「いきている首」(アレクサンドル・ベリヤーエフ)

いきている首 [冒険ファンタジー名作選(第1期)]

いきている首 [冒険ファンタジー名作選(第1期)]

 ソ連SFの古典「ドウエル教授の首」のダイジェスト版です。「冒険ファンタジー名作選」の第4巻として2003年に出ました。
 大学を出たばかりの女医ローランはケルン教授の実験室に雇われ、世にも恐ろしいものを目撃します。それはケルンの師であるドウエル教授の首。
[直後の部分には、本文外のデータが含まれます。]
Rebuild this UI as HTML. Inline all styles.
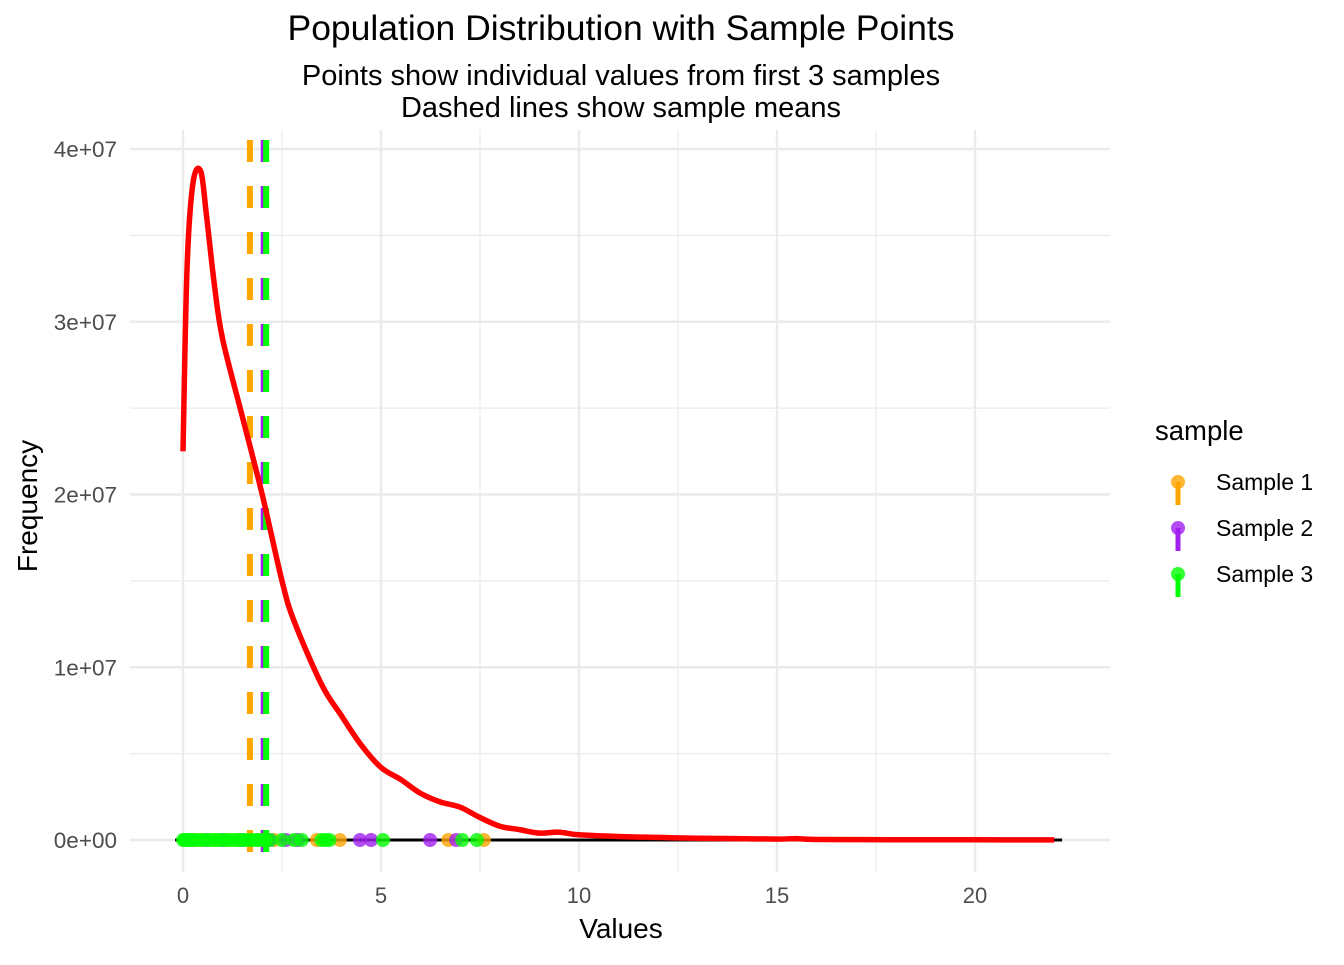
<!DOCTYPE html>
<html><head><meta charset="utf-8"><style>
body{margin:0;background:#fff;font-family:"Liberation Sans",sans-serif}
svg text{font-family:"Liberation Sans",sans-serif}
</style></head><body>
<svg id="chart" width="1344" height="960" xmlns="http://www.w3.org/2000/svg">
<text x="621" y="40" font-size="35.5" text-anchor="middle">Population Distribution with Sample Points</text>
<text x="621" y="85" font-size="29" text-anchor="middle">Points show individual values from first 3 samples</text>
<text x="621" y="117" font-size="29" text-anchor="middle">Dashed lines show sample means</text>
<g id="grid"></g>
<g id="plot"></g>
<g id="axes"></g>
<text x="621" y="938" font-size="28" text-anchor="middle">Values</text>
<text transform="translate(37,506) rotate(-90)" font-size="28" text-anchor="middle">Frequency</text>
<g>
<text x="1155" y="440" font-size="27.5">sample</text>
<g id="legend-items"></g>
</g>
</svg>
<script>
const densX=[0,0.1,0.25,0.45,0.6,0.8,1.0,1.5,2.0,2.5,2.8,3.5,4.0,4.5,5.0,5.5,6.0,6.5,7.0,7.5,8.0,8.5,9.0,9.5,10,11,12,13,14,15,15.5,16,18,20,22];
const densY=[2.25e7,3.3e7,3.8e7,3.87e7,3.6e7,3.2e7,2.9e7,2.45e7,2.0e7,1.5e7,1.27e7,0.9e7,0.72e7,0.55e7,0.42e7,0.35e7,0.27e7,0.22e7,0.19e7,0.13e7,0.08e7,0.06e7,0.04e7,0.045e7,0.03e7,0.02e7,0.015e7,0.01e7,0.008e7,0.005e7,0.008e7,0.003e7,0.002e7,0.001e7,0.0005e7];
const sampleNames=["Sample 1","Sample 2","Sample 3"];
const sampleColors=["#FFA500","#A020F0","#00FF00"];
const sampleMeans=[1.69,2.0,2.1];
const s1=[0.1,0.3,0.5,0.8,1.1,1.4,1.7,2.0,2.3,3.38,3.96,6.7,7.6];
const s2=[0.2,0.6,1.0,1.5,1.9,2.2,2.6,2.9,4.47,4.75,6.24,6.9];
const s3=[0,0.05,0.1,0.15,0.2,0.3,0.4,0.5,0.6,0.7,0.8,0.9,1.0,1.1,1.2,1.3,1.4,1.5,1.6,1.7,1.8,1.9,2.0,2.1,2.2,2.5,2.8,3.0,3.5,3.6,3.7,5.05,7.05,7.42];
const xTicks=[0,5,10,15,20];
const yTicks=[0,1e7,2e7,3e7,4e7];
const yLabels=["0e+00","1e+07","2e+07","3e+07","4e+07"];
const NS="http://www.w3.org/2000/svg";
const X=v=>183+v*39.6, Y=v=>840-v/1e7*172.75;
function mk(t,a,p){const e=document.createElementNS(NS,t);for(const k in a)e.setAttribute(k,a[k]);document.getElementById(p).appendChild(e);return e;}
const L=130,R=1110,T=130,B=872;
[2.5,7.5,12.5,17.5].forEach(v=>{const e=mk('line',{x1:X(v),x2:X(v),y1:T,y2:B,stroke:'#ebebeb','stroke-width':1.2},'grid');});
[0.5e7,1.5e7,2.5e7,3.5e7].forEach(v=>{const e=mk('line',{x1:L,x2:R,y1:Y(v),y2:Y(v),stroke:'#ebebeb','stroke-width':1.2},'grid');});
xTicks.forEach(v=>{const e=mk('line',{x1:X(v),x2:X(v),y1:T,y2:B,stroke:'#ebebeb','stroke-width':2.4},'grid');
const t=mk('text',{x:X(v),y:903,'font-size':22,fill:'#4d4d4d','text-anchor':'middle'},'axes');t.textContent=v;});
yTicks.forEach((v,i)=>{const e=mk('line',{x1:L,x2:R,y1:Y(v),y2:Y(v),stroke:'#ebebeb','stroke-width':2.4},'grid');
const t=mk('text',{x:117,y:Y(v)+8,'font-size':22.5,fill:'#4d4d4d','text-anchor':'end'},'axes');t.textContent=yLabels[i];});
let e=mk('line',{x1:X(-0.2),x2:X(22.2),y1:Y(0),y2:Y(0),stroke:'#000','stroke-width':3},'plot');

const widths=[6,3,6];
sampleMeans.forEach((m,i)=>{const l=mk('line',{x1:X(m),x2:X(m),y1:140,y2:B,stroke:sampleColors[i],'stroke-width':widths[i],'stroke-dasharray':'22 24'},'plot');});
[s1,s2,s3].forEach((arr,i)=>arr.forEach(v=>{const c=mk('circle',{cx:X(v),cy:Y(0),r:7,fill:sampleColors[i],'fill-opacity':0.8},'plot');}));
const P=densX.map((v,i)=>[X(v),Y(densY[i])]);
let d='M'+P[0][0].toFixed(1)+','+P[0][1].toFixed(1);
for(let i=0;i<P.length-1;i++){const p0=P[Math.max(0,i-1)],p1=P[i],p2=P[i+1],p3=P[Math.min(P.length-1,i+2)];
const c1=[p1[0]+(p2[0]-p0[0])/6,p1[1]+(p2[1]-p0[1])/6],c2=[p2[0]-(p3[0]-p1[0])/6,p2[1]-(p3[1]-p1[1])/6];
d+='C'+c1.map(n=>n.toFixed(1)).join(',')+' '+c2.map(n=>n.toFixed(1)).join(',')+' '+p2.map(n=>n.toFixed(1)).join(',');}
e=mk('path',{d:d,fill:'none',stroke:'#ff0000','stroke-width':5.5,'stroke-linejoin':'round'},'plot');

sampleNames.forEach((n,i)=>{const y=482+i*46;
const l=mk('line',{x1:1178,x2:1178,y1:y,y2:y+23,stroke:sampleColors[i],'stroke-width':5},'legend-items');
const c=mk('circle',{cx:1178,cy:y,r:7,fill:sampleColors[i],'fill-opacity':0.8},'legend-items');
const t=mk('text',{x:1216,y:y+8,'font-size':23},'legend-items');t.textContent=n;});
</script>
</body></html>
ガラステーブルの上に載せられた教授の生首は胴体がないにもかかわらず生きていたのです。ローランは首の世話をいいつかりますが、やがてケルンのさらに恐ろしいたくらみを知ってしまいます。
 首だけで生存している人間という魅力的なアイディアとサスペンス性にとんだ展開に支えられ、一気に読める娯楽作品になっています。SFの入門として読んでおいて損のない作品です。
 しかし「ドウエル教授の首」のイラストがナビ・ルナの人になっていることに時代の流れを感じます。1967年に岩崎書店の「SFこども図書館」の18巻として出た時(当時のタイトルは「合成人間ビルケ」)のイラストは井上洋介でした。怖さという点では井上洋介が圧倒的。比べるのもばかばかしいくらいです。琴月綾バージョンは、新人女医のローランも30近い踊り子のビルケもロリキャラ化しているところが……いいんだか悪いんだか。今の子供がこういう絵の方が手に取りやすいというのなら、外野が口を出すべきことではないのですが。